- _Do this_
Transcribe the listing that follows in full, omitting pictures.

- _Raw data_
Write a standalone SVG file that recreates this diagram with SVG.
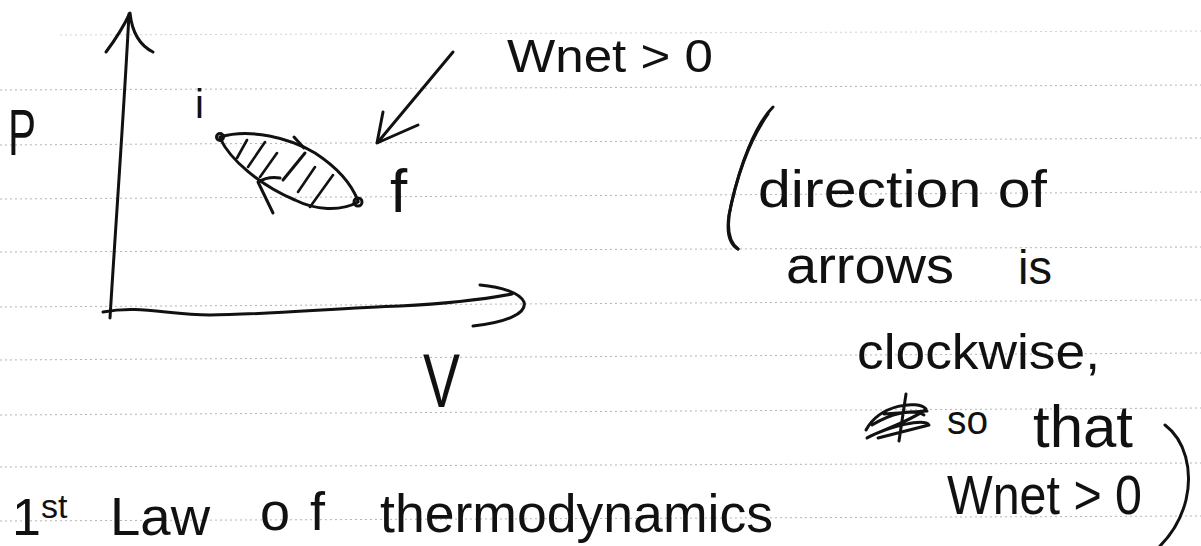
<svg xmlns="http://www.w3.org/2000/svg" width="1201" height="546" viewBox="0 0 1201 546">
<style>
.rule{stroke:#b4b4b4;stroke-width:1;stroke-dasharray:2 3;fill:none}
.ink{stroke:#111;stroke-width:3;fill:none;stroke-linecap:round;stroke-linejoin:round}
.hatch{stroke:#111;stroke-width:2.6;fill:none;stroke-linecap:round}
.hw{font-family:"Liberation Sans","DejaVu Sans",sans-serif;fill:#111}
</style>
<rect width="1201" height="546" fill="#fff"/>
<g id="ruled-lines">
<path class="rule" d="M60,35 L1201,31" opacity="0.6"/>
<path class="rule" d="M0,90 L1201,85"/>
<path class="rule" d="M0,145 L1201,138"/>
<path class="rule" d="M0,199 L1201,192"/>
<path class="rule" d="M0,252 L1201,247"/>
<path class="rule" d="M0,307 L1201,300"/>
<path class="rule" d="M0,360 L1201,353"/>
<path class="rule" d="M0,415 L1201,408"/>
<path class="rule" d="M0,467 L1201,463"/>
<path class="rule" d="M0,521 L1201,516"/>
</g>
<g id="axes">
<path class="ink" d="M129,14 C124,110 116,220 110,318"/>
<path class="ink" d="M106,52 Q121,32 130,13 Q133,42 153,52"/>
<path class="ink" d="M103,312 C140,305 168,315 210,315 C260,315 340,308 400,306 C440,304 480,300 512,294"/>
<path class="ink" d="M480,285 C502,287 520,293 524,302 C527,313 508,322 473,326"/>
<text class="hw" x="8" y="155" font-size="64" textLength="28" lengthAdjust="spacingAndGlyphs">P</text>
<text class="hw" x="423" y="407" font-size="76" textLength="37" lengthAdjust="spacingAndGlyphs">V</text>
</g>
<g id="cycle">
<path class="ink" d="M220,137 C250,128 290,138 315,153 C338,168 352,185 358,201"/>
<path class="ink" d="M220,138 C230,160 260,185 295,200 C315,210 340,212 358,202"/>
<circle cx="220" cy="137" r="3.5" class="ink"/>
<circle cx="358" cy="202" r="4" class="ink"/>
<path class="hatch" d="M247,140 L237,158 M265,142 L248,167 M277,153 L260,177 M315,167 L298,192 M333,175 L310,207"/>
<path class="ink" d="M305,153 L283,180" stroke-width="3.5"/>
<path class="ink" d="M294,137 L304,148" stroke-width="4"/>
<path class="ink" d="M273,213 L258,182 Q268,176 280,178"/>
<text class="hw" x="195" y="118" font-size="40">i</text>
<text class="hw" x="390" y="212" font-size="62">f</text>
</g>
<g id="connectors">
<path class="ink" d="M453,52 L378,142"/>
<path class="ink" d="M383,112 L377,143 L418,125" stroke-width="2.5"/>
</g>
<g id="label-wnet">
<text class="hw" x="507" y="72" font-size="46" textLength="206" lengthAdjust="spacingAndGlyphs">Wnet &gt; 0</text>
</g>
<g id="note">
<path class="ink" d="M773,107 C755,125 740,165 731,205 C726,227 728,241 738,249" stroke-width="4"/>
<path class="ink" d="M768,114 C748,142 736,180 729,215 C726,235 731,245 738,249" stroke-width="2"/>
<text class="hw" x="758" y="207" font-size="52" textLength="289" lengthAdjust="spacingAndGlyphs">direction of</text>
<text class="hw" x="786" y="283" font-size="52" textLength="168" lengthAdjust="spacingAndGlyphs">arrows</text>
<text class="hw" x="1018" y="284" font-size="48" textLength="34" lengthAdjust="spacingAndGlyphs">is</text>
<text class="hw" x="857" y="369" font-size="50" textLength="243" lengthAdjust="spacingAndGlyphs">clockwise,</text>
<path class="ink" d="M866,430 C880,404 918,400 926,409 C912,421 872,434 867,438 C890,426 924,418 929,425 L878,438 M906,394 L899,441 M884,414 L927,411 M872,425 C890,414 912,408 924,415" stroke-width="3.5"/>
<text class="hw" x="947" y="434" font-size="40" textLength="41" lengthAdjust="spacingAndGlyphs">so</text>
<text class="hw" x="1033" y="447" font-size="60" textLength="100" lengthAdjust="spacingAndGlyphs">that</text>
<text class="hw" x="947" y="514" font-size="56" textLength="195" lengthAdjust="spacingAndGlyphs">Wnet &gt; 0</text>
<path class="ink" d="M1165,425 C1185,440 1193,470 1186,500 C1181,520 1171,535 1160,546"/>
</g>
<g id="title">
<text class="hw" x="12" y="535" font-size="52">1<tspan font-size="34" dy="-17">st</tspan></text>
<text class="hw" x="110" y="535" font-size="54" textLength="100" lengthAdjust="spacingAndGlyphs">Law</text>
<text class="hw" x="260" y="530" font-size="54" textLength="65" lengthAdjust="spacing">of</text>
<text class="hw" x="380" y="532" font-size="54" textLength="393" lengthAdjust="spacingAndGlyphs">thermodynamics</text>
</g>
</svg>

- _Response to the task_
Write a standalone SVG file that recreates this diagram with SVG.
<svg xmlns="http://www.w3.org/2000/svg" width="1201" height="546" viewBox="0 0 1201 546">
<style>
.rule{stroke:#b4b4b4;stroke-width:1;stroke-dasharray:2 3;fill:none}
.ink{stroke:#111;stroke-width:3;fill:none;stroke-linecap:round;stroke-linejoin:round}
.hatch{stroke:#111;stroke-width:2.6;fill:none;stroke-linecap:round}
.hw{font-family:"Liberation Sans","DejaVu Sans",sans-serif;fill:#111}
</style>
<rect width="1201" height="546" fill="#fff"/>
<g id="ruled-lines">
<path class="rule" d="M60,35 L1201,31" opacity="0.6"/>
<path class="rule" d="M0,90 L1201,85"/>
<path class="rule" d="M0,145 L1201,138"/>
<path class="rule" d="M0,199 L1201,192"/>
<path class="rule" d="M0,252 L1201,247"/>
<path class="rule" d="M0,307 L1201,300"/>
<path class="rule" d="M0,360 L1201,353"/>
<path class="rule" d="M0,415 L1201,408"/>
<path class="rule" d="M0,467 L1201,463"/>
<path class="rule" d="M0,521 L1201,516"/>
</g>
<g id="axes">
<path class="ink" d="M129,14 C124,110 116,220 110,318"/>
<path class="ink" d="M106,52 Q121,32 130,13 Q133,42 153,52"/>
<path class="ink" d="M103,312 C140,305 168,315 210,315 C260,315 340,308 400,306 C440,304 480,300 512,294"/>
<path class="ink" d="M480,285 C502,287 520,293 524,302 C527,313 508,322 473,326"/>
<text class="hw" x="8" y="155" font-size="64" textLength="28" lengthAdjust="spacingAndGlyphs">P</text>
<text class="hw" x="423" y="407" font-size="76" textLength="37" lengthAdjust="spacingAndGlyphs">V</text>
</g>
<g id="cycle">
<path class="ink" d="M220,137 C250,128 290,138 315,153 C338,168 352,185 358,201"/>
<path class="ink" d="M220,138 C230,160 260,185 295,200 C315,210 340,212 358,202"/>
<circle cx="220" cy="137" r="3.5" class="ink"/>
<circle cx="358" cy="202" r="4" class="ink"/>
<path class="hatch" d="M247,140 L237,158 M265,142 L248,167 M277,153 L260,177 M315,167 L298,192 M333,175 L310,207"/>
<path class="ink" d="M305,153 L283,180" stroke-width="3.5"/>
<path class="ink" d="M294,137 L304,148" stroke-width="4"/>
<path class="ink" d="M273,213 L258,182 Q268,176 280,178"/>
<text class="hw" x="195" y="118" font-size="40">i</text>
<text class="hw" x="390" y="212" font-size="62">f</text>
</g>
<g id="connectors">
<path class="ink" d="M453,52 L378,142"/>
<path class="ink" d="M383,112 L377,143 L418,125" stroke-width="2.5"/>
</g>
<g id="label-wnet">
<text class="hw" x="507" y="72" font-size="46" textLength="206" lengthAdjust="spacingAndGlyphs">Wnet &gt; 0</text>
</g>
<g id="note">
<path class="ink" d="M773,107 C755,125 740,165 731,205 C726,227 728,241 738,249" stroke-width="4"/>
<path class="ink" d="M768,114 C748,142 736,180 729,215 C726,235 731,245 738,249" stroke-width="2"/>
<text class="hw" x="758" y="207" font-size="52" textLength="289" lengthAdjust="spacingAndGlyphs">direction of</text>
<text class="hw" x="786" y="283" font-size="52" textLength="168" lengthAdjust="spacingAndGlyphs">arrows</text>
<text class="hw" x="1018" y="284" font-size="48" textLength="34" lengthAdjust="spacingAndGlyphs">is</text>
<text class="hw" x="857" y="369" font-size="50" textLength="243" lengthAdjust="spacingAndGlyphs">clockwise,</text>
<path class="ink" d="M866,430 C880,404 918,400 926,409 C912,421 872,434 867,438 C890,426 924,418 929,425 L878,438 M906,394 L899,441 M884,414 L927,411 M872,425 C890,414 912,408 924,415" stroke-width="3.5"/>
<text class="hw" x="947" y="434" font-size="40" textLength="41" lengthAdjust="spacingAndGlyphs">so</text>
<text class="hw" x="1033" y="447" font-size="60" textLength="100" lengthAdjust="spacingAndGlyphs">that</text>
<text class="hw" x="947" y="514" font-size="56" textLength="195" lengthAdjust="spacingAndGlyphs">Wnet &gt; 0</text>
<path class="ink" d="M1165,425 C1185,440 1193,470 1186,500 C1181,520 1171,535 1160,546"/>
</g>
<g id="title">
<text class="hw" x="12" y="535" font-size="52">1<tspan font-size="34" dy="-17">st</tspan></text>
<text class="hw" x="110" y="535" font-size="54" textLength="100" lengthAdjust="spacingAndGlyphs">Law</text>
<text class="hw" x="260" y="530" font-size="54" textLength="65" lengthAdjust="spacing">of</text>
<text class="hw" x="380" y="532" font-size="54" textLength="393" lengthAdjust="spacingAndGlyphs">thermodynamics</text>
</g>
</svg>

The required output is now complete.